One thing that strikes me is, joy and happiness are things that seem to become more fleeting as one gets older.

There's a James Caan movie where he meets up with his former high school basketball coach, who is old and grizzled, and the coach says something like, "you can't understand the tastes of an old man. No matter what you eat, nothing tastes good anymore."

I don't think any person our age (middle age plus) regularly experiences the overwhelming, exuberant joy we did in our youth (understanding that you've mentioned you didn't have it then, either.)

Maybe a more realistic goal would be to seek a state of contentment.

Also, could it be that maybe part of your resistance in getting to a better spot emotionally is an overall feeling of resentment toward the powers-that-be, toward providence, that you did not receive an exuberant, joyful youth? That perhaps you feel it was a one-shot chance that has come and gone?
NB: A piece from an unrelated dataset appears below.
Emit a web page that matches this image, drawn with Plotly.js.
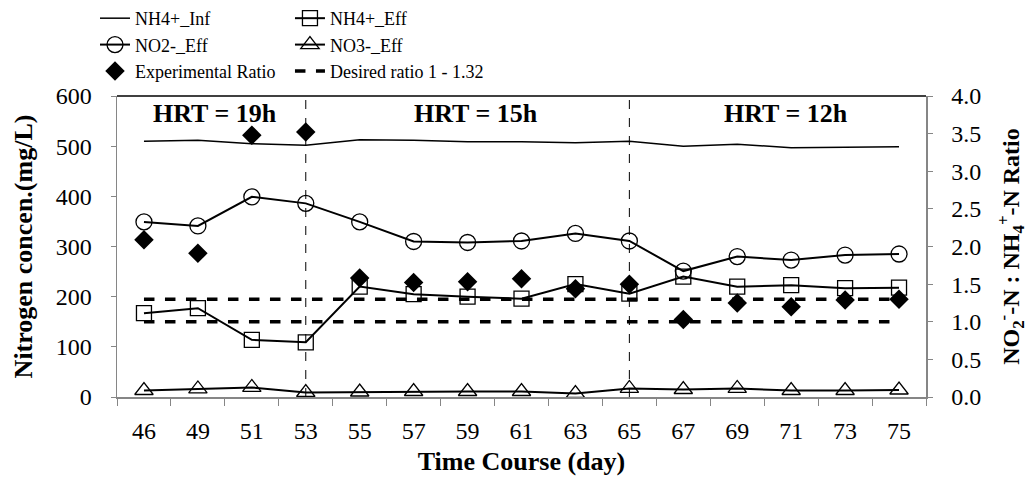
<!DOCTYPE html>
<html>
<head>
<meta charset="utf-8">
<script src="https://cdn.plot.ly/plotly-3.0.1.min.js"></script>
<style>html,body{margin:0;padding:0;background:#fff}#chart{width:1035px;height:479px}</style>
</head>
<body>
<div id="chart"></div>
<script>
// ---- data ----
const days = ["46","49","51","53","55","57","59","61","63","65","67","69","71","73","75"];
const nh4Inf = [510,512,505,502,513,512,509,509,507,510,500,504,497,498,499];
const nh4Eff = [167,177,114,109,220,205,200,196,225,206,240,220,223,217,218];
const no2Eff = [349,341,399,386,349,310,308,311,326,311,251,280,273,283,285];
const no3Eff = [13,16,19,9,10,11,11,11,7,17,15,17,13,13,14];
const expRatio = [2.09,1.91,3.48,3.52,1.58,1.52,1.53,1.57,1.44,1.50,1.03,1.25,1.20,1.29,1.30];
const desiredHigh = 1.3;
const desiredLow = 1.0;
const hrtLabels = ["HRT = 19h","HRT = 15h","HRT = 12h"];
const hrtBreaks = ["53","65"];

const FONT = "Liberation Serif";
const first = days[0], last = days[days.length-1];

const traces = [
  {x: days, y: nh4Inf, name: "NH4+_Inf", type: "scatter", mode: "lines",
   line: {color: "black", width: 1.5}, legend: "legend"},
  {x: days, y: no2Eff, name: "NO2-_Eff", type: "scatter", mode: "lines+markers",
   line: {color: "black", width: 2},
   marker: {symbol: "circle-open", size: 16, color: "black", line: {width: 1.3}}, legend: "legend"},
  {x: days, y: nh4Eff, name: "NH4+_Eff", type: "scatter", mode: "lines+markers",
   line: {color: "black", width: 2},
   marker: {symbol: "square-open", size: 15, color: "black", line: {width: 1.3}}, legend: "legend2"},
  {x: days, y: no3Eff, name: "NO3-_Eff", type: "scatter", mode: "lines+markers",
   line: {color: "black", width: 2},
   marker: {symbol: "triangle-up-open", size: 16, color: "black", line: {width: 1.3}}, legend: "legend2"},
  {x: [first, last, null, first, last], y: [desiredHigh, desiredHigh, null, desiredLow, desiredLow],
   name: "Desired ratio 1 - 1.32", type: "scatter", mode: "lines", yaxis: "y2",
   line: {color: "black", width: 3.5, dash: "dash"}, legend: "legend2"},
  {x: days, y: expRatio, name: "Experimental Ratio", type: "scatter", mode: "markers", yaxis: "y2",
   marker: {symbol: "diamond", size: 15, color: "black"}, legend: "legend"}
];

const shapes = hrtBreaks.map(d => ({type: "line", xref: "x", yref: "paper",
  x0: days.indexOf(d), x1: days.indexOf(d), y0: 0, y1: 1,
  line: {color: "black", width: 1, dash: "dash"}}));
shapes.push({type: "line", xref: "paper", yref: "paper", x0: 0, x1: 1, y0: 1, y1: 1,
  line: {color: "black", width: 1.5}});

const hrtX = [0.1211, 0.4438, 0.827];
const annotations = hrtLabels.map((t, i) => ({text: "<b>" + t + "</b>", xref: "paper", yref: "paper",
  x: hrtX[i], y: 0.9435, xanchor: "center", yanchor: "middle", showarrow: false,
  font: {family: FONT, size: 26, color: "black"}}));

const legendFont = {family: FONT, size: 18, color: "black"};

const layout = {
  width: 1035, height: 479,
  margin: {l: 117, r: 109, t: 96, b: 82, pad: 0, autoexpand: false},
  paper_bgcolor: "white", plot_bgcolor: "white",
  font: {family: FONT, color: "black", size: 24},
  showlegend: true,
  legend: {x: -0.0272, y: 1.319, xanchor: "left", yanchor: "top", bgcolor: "rgba(0,0,0,0)",
    font: legendFont, tracegroupgap: 0, traceorder: "normal"},
  legend2: {x: 0.2138, y: 1.319, xanchor: "left", yanchor: "top", bgcolor: "rgba(0,0,0,0)",
    font: legendFont, tracegroupgap: 0, traceorder: "normal"},
  xaxis: {type: "category", categoryorder: "array", categoryarray: days,
    range: [-0.5, days.length - 0.5], autorange: false,
    showline: true, linecolor: "#868686", linewidth: 1.5, showgrid: false, zeroline: false,
    ticks: "outside", tickson: "boundaries", ticklen: 7, tickcolor: "#868686", tickwidth: 1,
    tickangle: 0,
    tickfont: {family: FONT, size: 24, color: "black"}, ticklabelstandoff: 12,
    title: {text: "<b>Time Course (day)</b>", font: {family: FONT, size: 26, color: "black"}, standoff: 8}},
  yaxis: {range: [0, 600], dtick: 100, showline: true, linecolor: "#868686", linewidth: 1.5,
    showgrid: false, zeroline: false, ticks: "outside", ticklen: 5, tickcolor: "#868686",
    tickfont: {family: FONT, size: 24, color: "black"}, ticklabelstandoff: 14,
    title: {text: "<b>Nitrogen concen.(mg/L)</b>", font: {family: FONT, size: 26, color: "black"}, standoff: 15}},
  yaxis2: {range: [0, 4], dtick: 0.5, tickformat: ".1f", overlaying: "y", side: "right",
    showline: true, linecolor: "#868686", linewidth: 1.5, showgrid: false, zeroline: false,
    ticks: "outside", ticklen: 5, tickcolor: "#868686",
    tickfont: {family: FONT, size: 24, color: "black"}, ticklabelstandoff: 14,
    title: {text: "<b>NO<sub>2</sub><sup>-</sup>-N : NH<sub>4</sub><sup>+</sup>-N Ratio</b>",
      font: {family: FONT, size: 24, color: "black"}, standoff: 22}},
  shapes: shapes,
  annotations: annotations
};

Plotly.newPlot("chart", traces, layout, {displayModeBar: false, staticPlot: true});
</script>
</body>
</html>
If so, that is quite a load to bear. And if so, I would imagine that forgiving yourself or whomever for that may allow you to move forward in a more positive way.

None of us here who know your story can deny that you made fabulous use of your time in your youth (Harvard Law Grad!)

I would say you made some very wise choices throughout your life.
You will always have the means to write your own ticket any way you want.

But I would assess that you have a lot of forgiving to do to get rid of that chip on your shoulder.